Well maybe I’m the faggot America

I’m not a part of a redneck agenda

I don’t know how to explain to kids these days what it was like to be young and queer in those days. People think I call myself queer because I’ve never lived in a small and homophobic town, never experienced violence or discrimination, don’t know what it’s like to have those words thrown at me with anger and hatred.

And it’s hard to reach through the pain of those memories and say: there were no words for us that weren’t slurs when I was your age.

I was 17 when this song came out. “Gay” was what the boys in my high school called anything they didn’t like. “Pop quiz? That’s so gay!” A (straight) girl in the drama club shaved her head for cancer and people started calling her a dyke. She didn’t deny it, so her car got egged in the school parking lot and the eggs stayed there long enough to wreck the paint but somehow “nobody saw”. The teachers and principal of my Catholic school didn’t do anything about that, or about the abuse my gay friend put up with in the halls and every class except drama, because intervening would be “endorsing homosexuality.” My gay friend got shipped off to conversion therapy by his family and I never saw him again. Conservative classmates tried to get the drama teacher fired, because she “wasn’t supportive of Catholic values.”

The only story I knew about gay people in a town like mine was The Laramie Project, about Matthew Sheppard’s murder for being gay in a small town in Wyoming. That was the year I started but couldn’t finish writing a play titled “The Lemon Tree” about two girls whose love for each other couldn’t survive the homophobia of a town like mine, the same way a lemon tree planted there would be killed stone dead by its harsh winters. It was the year I decided to convert to Catholicism, because I had sincere faith and yes the Church was homophobic but having a real relationship with a woman was never going to be possible for me anyway so it wasn’t like I was losing anything, right?

I didn’t have access to the gay community or gay media, except through online slash fandom. A year later I found a second depiction of gay people in a town like mine: Brokeback Mountain, about two men whose love was smothered by society’s homophobia until one of them was murdered for being gay.

(Now I know that kd lang and Tegan and Sara were openly gay in the 90s and come from my part of the world, although they all had to leave to be successful. Nobody mentioned kd lang’s sexuality, and Tegan and Sara didn’t get radio play here when I was young.)

And yes, “faggot” was worse than “gay”. “Gay” just meant, you know, “bad”, but “faggot” meant gay and soft and weak and about to get an ass-kicking.

So I remember those lines and when I first heard them all those years ago.
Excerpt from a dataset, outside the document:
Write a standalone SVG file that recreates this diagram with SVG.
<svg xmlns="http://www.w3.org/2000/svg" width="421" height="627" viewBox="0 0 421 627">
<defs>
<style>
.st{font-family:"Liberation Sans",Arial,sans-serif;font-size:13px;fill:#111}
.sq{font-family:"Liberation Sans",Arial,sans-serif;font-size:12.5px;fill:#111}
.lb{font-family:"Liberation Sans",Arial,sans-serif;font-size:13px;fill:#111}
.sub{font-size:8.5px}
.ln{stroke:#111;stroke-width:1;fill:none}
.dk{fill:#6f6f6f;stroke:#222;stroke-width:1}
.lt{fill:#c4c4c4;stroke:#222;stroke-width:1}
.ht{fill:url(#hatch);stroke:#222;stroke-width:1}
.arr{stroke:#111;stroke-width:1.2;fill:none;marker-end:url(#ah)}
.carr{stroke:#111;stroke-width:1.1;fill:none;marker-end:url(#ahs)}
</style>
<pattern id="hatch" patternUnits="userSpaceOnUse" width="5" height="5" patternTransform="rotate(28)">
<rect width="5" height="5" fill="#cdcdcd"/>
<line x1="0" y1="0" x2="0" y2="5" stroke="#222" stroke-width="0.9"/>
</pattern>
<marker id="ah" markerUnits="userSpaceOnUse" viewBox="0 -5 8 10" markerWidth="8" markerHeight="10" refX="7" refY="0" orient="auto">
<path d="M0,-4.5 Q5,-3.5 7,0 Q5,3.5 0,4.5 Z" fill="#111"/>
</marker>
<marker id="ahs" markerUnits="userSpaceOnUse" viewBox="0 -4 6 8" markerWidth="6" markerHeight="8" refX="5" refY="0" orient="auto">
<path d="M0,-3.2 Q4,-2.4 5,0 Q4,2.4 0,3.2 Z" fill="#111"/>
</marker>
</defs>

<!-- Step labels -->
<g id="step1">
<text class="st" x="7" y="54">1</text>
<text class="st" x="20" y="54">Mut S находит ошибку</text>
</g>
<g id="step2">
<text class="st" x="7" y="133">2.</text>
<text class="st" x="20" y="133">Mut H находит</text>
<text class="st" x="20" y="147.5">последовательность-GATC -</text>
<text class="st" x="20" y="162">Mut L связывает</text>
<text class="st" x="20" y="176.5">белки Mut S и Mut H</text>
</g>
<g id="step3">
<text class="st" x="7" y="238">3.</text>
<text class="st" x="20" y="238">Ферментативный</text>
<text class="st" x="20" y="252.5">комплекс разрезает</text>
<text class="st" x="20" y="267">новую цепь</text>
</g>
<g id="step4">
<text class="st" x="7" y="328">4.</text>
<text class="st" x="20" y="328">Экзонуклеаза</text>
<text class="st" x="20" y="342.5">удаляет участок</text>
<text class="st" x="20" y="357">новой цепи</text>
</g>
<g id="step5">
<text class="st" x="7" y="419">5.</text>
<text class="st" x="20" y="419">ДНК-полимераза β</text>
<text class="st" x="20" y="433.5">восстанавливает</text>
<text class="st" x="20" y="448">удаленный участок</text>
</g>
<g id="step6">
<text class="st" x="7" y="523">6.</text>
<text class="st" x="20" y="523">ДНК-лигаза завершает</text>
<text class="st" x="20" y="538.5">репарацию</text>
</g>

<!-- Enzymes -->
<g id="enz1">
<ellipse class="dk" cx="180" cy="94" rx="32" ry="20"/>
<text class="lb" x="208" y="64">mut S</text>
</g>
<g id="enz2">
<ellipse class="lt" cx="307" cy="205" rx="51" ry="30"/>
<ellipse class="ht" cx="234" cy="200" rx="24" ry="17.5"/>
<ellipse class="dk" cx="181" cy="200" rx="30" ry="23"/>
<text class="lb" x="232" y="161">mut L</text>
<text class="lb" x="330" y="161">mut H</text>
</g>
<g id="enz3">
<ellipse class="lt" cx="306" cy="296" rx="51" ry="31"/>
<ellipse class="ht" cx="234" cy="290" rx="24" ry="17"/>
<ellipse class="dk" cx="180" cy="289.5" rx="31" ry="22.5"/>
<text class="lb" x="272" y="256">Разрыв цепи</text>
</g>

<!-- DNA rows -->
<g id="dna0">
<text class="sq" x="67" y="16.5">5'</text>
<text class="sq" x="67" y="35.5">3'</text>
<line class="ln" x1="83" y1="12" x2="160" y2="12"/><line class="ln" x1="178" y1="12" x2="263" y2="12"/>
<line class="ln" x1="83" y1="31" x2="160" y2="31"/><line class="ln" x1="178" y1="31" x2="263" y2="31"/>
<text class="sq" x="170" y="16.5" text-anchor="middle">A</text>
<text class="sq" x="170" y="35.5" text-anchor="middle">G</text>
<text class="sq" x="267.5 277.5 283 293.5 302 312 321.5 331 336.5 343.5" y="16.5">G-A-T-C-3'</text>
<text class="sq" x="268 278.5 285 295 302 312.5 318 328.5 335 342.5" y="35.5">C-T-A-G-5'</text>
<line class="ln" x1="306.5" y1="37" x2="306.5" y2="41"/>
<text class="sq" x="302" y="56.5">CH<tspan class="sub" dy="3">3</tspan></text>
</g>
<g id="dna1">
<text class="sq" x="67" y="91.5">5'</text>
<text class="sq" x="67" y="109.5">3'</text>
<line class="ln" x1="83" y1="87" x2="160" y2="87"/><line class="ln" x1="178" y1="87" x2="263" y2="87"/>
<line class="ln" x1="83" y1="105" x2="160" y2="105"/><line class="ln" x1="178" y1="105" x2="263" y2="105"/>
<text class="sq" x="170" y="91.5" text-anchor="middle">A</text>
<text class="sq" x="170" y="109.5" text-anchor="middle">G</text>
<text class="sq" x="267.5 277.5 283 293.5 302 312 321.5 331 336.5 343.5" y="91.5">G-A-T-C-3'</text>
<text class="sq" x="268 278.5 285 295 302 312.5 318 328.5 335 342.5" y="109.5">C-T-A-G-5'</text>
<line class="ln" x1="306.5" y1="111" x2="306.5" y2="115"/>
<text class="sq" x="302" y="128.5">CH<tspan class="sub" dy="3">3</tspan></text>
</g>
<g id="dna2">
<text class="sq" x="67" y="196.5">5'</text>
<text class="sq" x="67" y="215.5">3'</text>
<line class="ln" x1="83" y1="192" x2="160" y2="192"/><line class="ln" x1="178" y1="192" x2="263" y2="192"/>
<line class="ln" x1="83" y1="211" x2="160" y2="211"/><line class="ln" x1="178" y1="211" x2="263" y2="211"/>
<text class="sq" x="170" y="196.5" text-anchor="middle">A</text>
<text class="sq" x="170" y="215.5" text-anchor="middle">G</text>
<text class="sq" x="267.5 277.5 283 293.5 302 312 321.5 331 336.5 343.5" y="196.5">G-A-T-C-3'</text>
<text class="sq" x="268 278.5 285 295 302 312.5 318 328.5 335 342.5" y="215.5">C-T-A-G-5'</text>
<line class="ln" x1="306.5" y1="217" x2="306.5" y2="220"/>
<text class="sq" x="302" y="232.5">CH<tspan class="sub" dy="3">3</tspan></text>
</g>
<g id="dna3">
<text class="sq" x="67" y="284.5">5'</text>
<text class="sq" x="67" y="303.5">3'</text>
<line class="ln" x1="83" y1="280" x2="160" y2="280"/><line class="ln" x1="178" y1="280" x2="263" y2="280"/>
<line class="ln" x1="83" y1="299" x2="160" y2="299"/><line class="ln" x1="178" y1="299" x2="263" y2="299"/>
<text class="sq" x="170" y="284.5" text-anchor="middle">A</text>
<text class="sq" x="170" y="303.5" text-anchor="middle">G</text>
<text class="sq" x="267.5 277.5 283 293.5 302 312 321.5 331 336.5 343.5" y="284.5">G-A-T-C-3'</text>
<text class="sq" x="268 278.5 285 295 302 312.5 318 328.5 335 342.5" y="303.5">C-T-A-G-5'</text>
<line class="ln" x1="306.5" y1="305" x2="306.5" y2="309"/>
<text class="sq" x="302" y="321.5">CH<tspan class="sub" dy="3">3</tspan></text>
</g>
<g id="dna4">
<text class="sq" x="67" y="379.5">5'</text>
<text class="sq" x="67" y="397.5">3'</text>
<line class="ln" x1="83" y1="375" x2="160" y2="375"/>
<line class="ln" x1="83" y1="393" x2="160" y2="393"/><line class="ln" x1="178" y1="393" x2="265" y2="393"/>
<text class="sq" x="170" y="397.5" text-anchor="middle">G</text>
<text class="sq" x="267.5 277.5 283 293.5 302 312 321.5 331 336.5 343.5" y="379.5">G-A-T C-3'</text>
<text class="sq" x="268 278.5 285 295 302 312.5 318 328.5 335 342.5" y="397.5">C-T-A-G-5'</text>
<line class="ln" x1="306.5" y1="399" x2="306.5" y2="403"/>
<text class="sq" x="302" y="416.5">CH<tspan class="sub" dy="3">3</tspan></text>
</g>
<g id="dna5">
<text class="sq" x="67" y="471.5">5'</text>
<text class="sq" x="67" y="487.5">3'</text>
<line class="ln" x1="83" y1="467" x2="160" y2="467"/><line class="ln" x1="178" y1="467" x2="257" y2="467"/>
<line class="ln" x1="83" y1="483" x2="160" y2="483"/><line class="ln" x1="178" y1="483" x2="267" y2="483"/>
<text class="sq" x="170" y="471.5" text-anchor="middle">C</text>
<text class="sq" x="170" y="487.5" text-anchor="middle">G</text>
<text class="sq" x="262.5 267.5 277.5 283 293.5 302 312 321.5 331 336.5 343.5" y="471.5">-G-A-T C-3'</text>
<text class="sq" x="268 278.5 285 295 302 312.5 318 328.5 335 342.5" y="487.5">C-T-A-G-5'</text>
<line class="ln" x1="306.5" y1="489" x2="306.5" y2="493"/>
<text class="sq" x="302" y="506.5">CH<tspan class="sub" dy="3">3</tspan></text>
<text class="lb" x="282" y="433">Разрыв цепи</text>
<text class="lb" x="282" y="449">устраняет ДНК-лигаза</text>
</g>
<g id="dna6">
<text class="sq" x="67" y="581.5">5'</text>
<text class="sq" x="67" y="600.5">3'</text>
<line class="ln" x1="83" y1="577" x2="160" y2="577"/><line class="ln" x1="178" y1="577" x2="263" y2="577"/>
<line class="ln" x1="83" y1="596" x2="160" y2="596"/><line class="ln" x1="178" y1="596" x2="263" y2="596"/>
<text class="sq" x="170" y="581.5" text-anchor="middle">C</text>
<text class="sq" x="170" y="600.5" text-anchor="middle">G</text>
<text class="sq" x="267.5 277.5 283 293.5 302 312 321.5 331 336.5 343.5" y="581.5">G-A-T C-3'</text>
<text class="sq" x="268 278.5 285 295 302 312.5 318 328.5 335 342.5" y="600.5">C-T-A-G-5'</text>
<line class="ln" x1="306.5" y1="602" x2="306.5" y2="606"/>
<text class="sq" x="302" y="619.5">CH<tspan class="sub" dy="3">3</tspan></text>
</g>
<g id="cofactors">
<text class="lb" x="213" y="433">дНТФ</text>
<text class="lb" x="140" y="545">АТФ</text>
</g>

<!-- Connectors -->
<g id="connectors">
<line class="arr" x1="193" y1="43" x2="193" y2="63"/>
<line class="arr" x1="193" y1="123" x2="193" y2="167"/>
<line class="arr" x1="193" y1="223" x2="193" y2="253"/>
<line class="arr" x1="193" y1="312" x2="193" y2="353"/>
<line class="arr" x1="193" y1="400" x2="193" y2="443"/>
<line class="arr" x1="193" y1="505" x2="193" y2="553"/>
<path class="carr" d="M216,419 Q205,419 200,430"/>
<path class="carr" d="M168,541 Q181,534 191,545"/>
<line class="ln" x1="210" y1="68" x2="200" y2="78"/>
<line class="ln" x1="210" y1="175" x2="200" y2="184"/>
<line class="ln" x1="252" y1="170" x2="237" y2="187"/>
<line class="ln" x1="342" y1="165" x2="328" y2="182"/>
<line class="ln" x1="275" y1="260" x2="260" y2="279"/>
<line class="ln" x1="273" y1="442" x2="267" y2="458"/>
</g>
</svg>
I remember that I was cleaning my room and listening to the radio, and the DJ talked about Green Day’s anger at cable news and the war in Iraq and played the song, and those two lines hit me, so hard I was incredulous and couldn’t believe that for once somebody was on my side.

Green Day’s image was tough and angry and loud, and it’s an angry song—not unexpected, basically anyone left-leaning was angry about politics then—and them saying “maybe I’m the faggot” was them saying Come and get me. You can’t scare me. This thing you throw out as an insult and a threat? Yeah, I’ll own it, and I’ll use it to lure you into punching range. You’re wrong and I can fight you and win.

It was like a transmission from an alien planet. This was someone so much braver than I could ever imagine being. What that song said to me was that somebody was willing to stand up for me. I had viewed homophobia as an all-powerful cultural force I could either submit to or escape by hiding until I found a safe community, but pro-LGBT punk rock was what taught me that I also had the option to fight.